Does the author know anything about "primitive communities"? It seems as if he thinks life was better back then. With all the tribal wars and weird cultural beliefs, just as pygmies and tribes in the Amazonas region still have.

>What was produced […] was not the private property of the hunter or the hunting party or of the gatherer(s) but was to be shared out among all the members of the group on an equitable basis.

Source? None. Nobody knows. In some tribes there are quite steep hierarchies, so not everyone gets the same, even if the group is small.

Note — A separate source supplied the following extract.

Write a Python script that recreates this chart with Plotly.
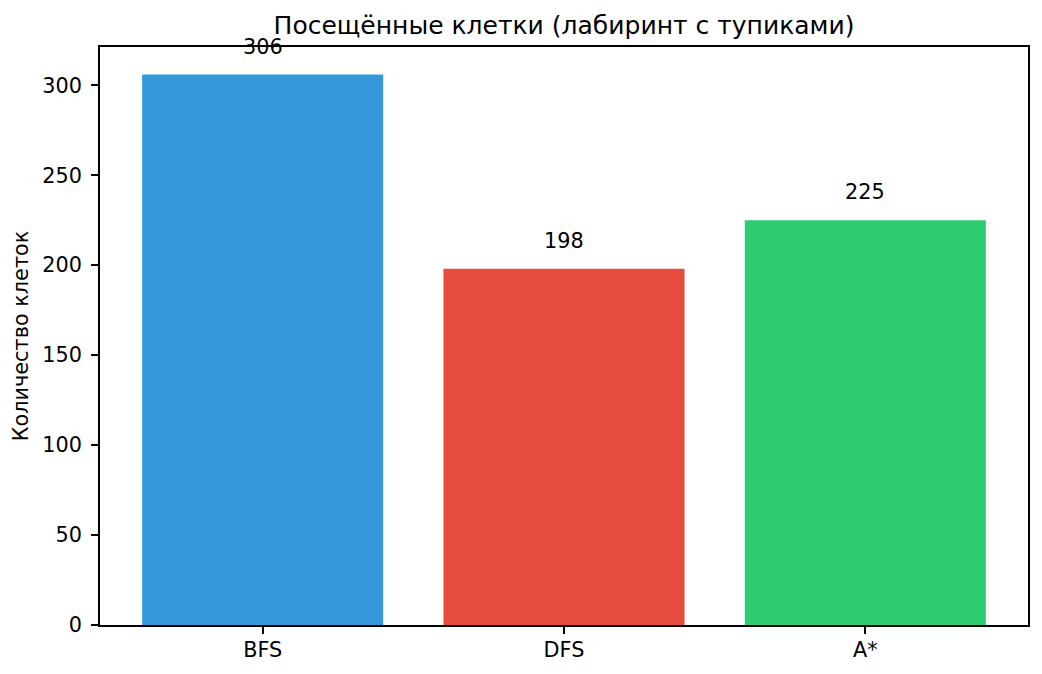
import plotly.graph_objects as go

# Visited cells per algorithm
algorithms = ["BFS", "DFS", "A*"]
visited = [306, 198, 225]
bar_colors = ["#3498db", "#e74c3c", "#2ecc71"]
y_ticks = [0, 50, 100, 150, 200, 250, 300]

font_family = "DejaVu Sans"

fig = go.Figure()

fig.add_trace(go.Bar(
    x=list(range(len(algorithms))),
    y=visited,
    width=0.8,
    marker=dict(color=bar_colors, line=dict(width=0)),
    showlegend=False,
))

# value labels above each bar
for i, v in enumerate(visited):
    fig.add_annotation(
        x=i, y=v + 10, text=str(v),
        xref="x", yref="y",
        xanchor="center", yanchor="bottom", yshift=-4,
        showarrow=False,
        font=dict(family=font_family, size=20.8, color="black"),
    )

axis_common = dict(
    showline=True, linecolor="black", linewidth=1.6, mirror=True,
    showgrid=False, zeroline=False,
    ticks="outside", ticklen=7, tickwidth=1.6, tickcolor="black",
    tickfont=dict(family=font_family, size=20.8, color="black"),
)

# page body has an 8px margin, so the figure is shrunk by that much
fig.update_layout(
    width=1034, height=666,
    margin=dict(l=90, r=14, t=39, b=42),
    plot_bgcolor="white", paper_bgcolor="white",
    font=dict(family=font_family, color="black"),
    title=dict(
        text="Посещённые клетки (лабиринт с тупиками)",
        x=0.5, xref="paper", xanchor="center",
        y=1, yref="paper", yanchor="bottom",
        pad=dict(b=13),
        font=dict(family=font_family, size=25, color="black"),
    ),
    xaxis=dict(
        **axis_common,
        range=[-0.54, 2.54],
        tickmode="array",
        tickvals=list(range(len(algorithms))),
        ticktext=algorithms,
        ticklabelstandoff=-2,
    ),
    yaxis=dict(
        **axis_common,
        range=[0, 321.3],
        tickmode="array",
        tickvals=y_ticks,
        ticklabelstandoff=5,
        title=dict(text="Количество клеток", standoff=8,
                   font=dict(family=font_family, size=20.8, color="black")),
    ),
)

fig.write_html("out.html")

>[settled agricultural communities] meant the end of free access to the means of production that had obtained in hunter-gatherer societies.

Yes, because there never was a mixture of these nomadic and settled lifestyles. Sure. Look at Agropastoralism. In my mother tongue are several words for "half-nomads". This just shows how little the author knows on this subject.

I won't bother to comment the rest of this sophistry.

It's stupid to see this marxism meme forced upon this subject. All the categories marxist think in are of no importance to these communities. Just as social ideas were around before Marx was born, but everytime someone wants to start a social movement marxist are there to claim that it's all their idea.

Marxism failed every time, so now they claim that it worked in societies we hardly know anything about. To claim anything in that regard shows how desperate marxists are.


 No.941

>>808

> Some people in the stone age used shells as currency

I'd like a citation for that, because it looks to me like the first currencies don't show up until certainly well after around 9000 BC, which represents the dawn of agriculture and the simultaneous development of class society.

> It seems as if he thinks life was better back then

Where is that implied?

> because there never was a mixture of these nomadic and settled lifestyles

When the author said "meant the end" they clearly meant for the majority, obviously some hunter-gatherers still exist. The fact that there are mixtures of these lifestyles doesn't change the fact that settled agriculture has massively affected how most human beings on this planet live.

And in reply to your final point - no one is claiming that Marxism existed in these societies. Learn to read. The term "primitive communism" simply refers to the fact that in pre-agrarian societies, there was no conception of private property. Of course there were still social hierarchies, no one would deny that, that's why we call it "primitive communism" rather than "democratic worker's communism", or something.


 No.992

File: 1456309129929.jpg (50.99 KB, 500x499, 500:499, later homo.jpg)

This is a really good short pamphlet written by Engels in 1876 called "The Part played by Labour in the Transition from Ape to Man". It is unfinished, and is often published in "Dialectics of Nature", but was intended to be included in a larger work that was never completed.

https://www.marxists.org/archive/marx/works/1876/part-played-labour/


 No.1079

absolutely essential classic


 No.1081

File: 1458910120790-0.jpg (36.01 KB, 329x499, 329:499, engels origins of the fami….jpg)

File: 1458910120791-1.pdf (723.55 KB, engels_origin_family_priva….pdf)

Engels - "The Origin of the Family, Private Property and the State".

For a fundamental Marxist understanding of the origin and historical development of the most fundamental building blocks of human societies.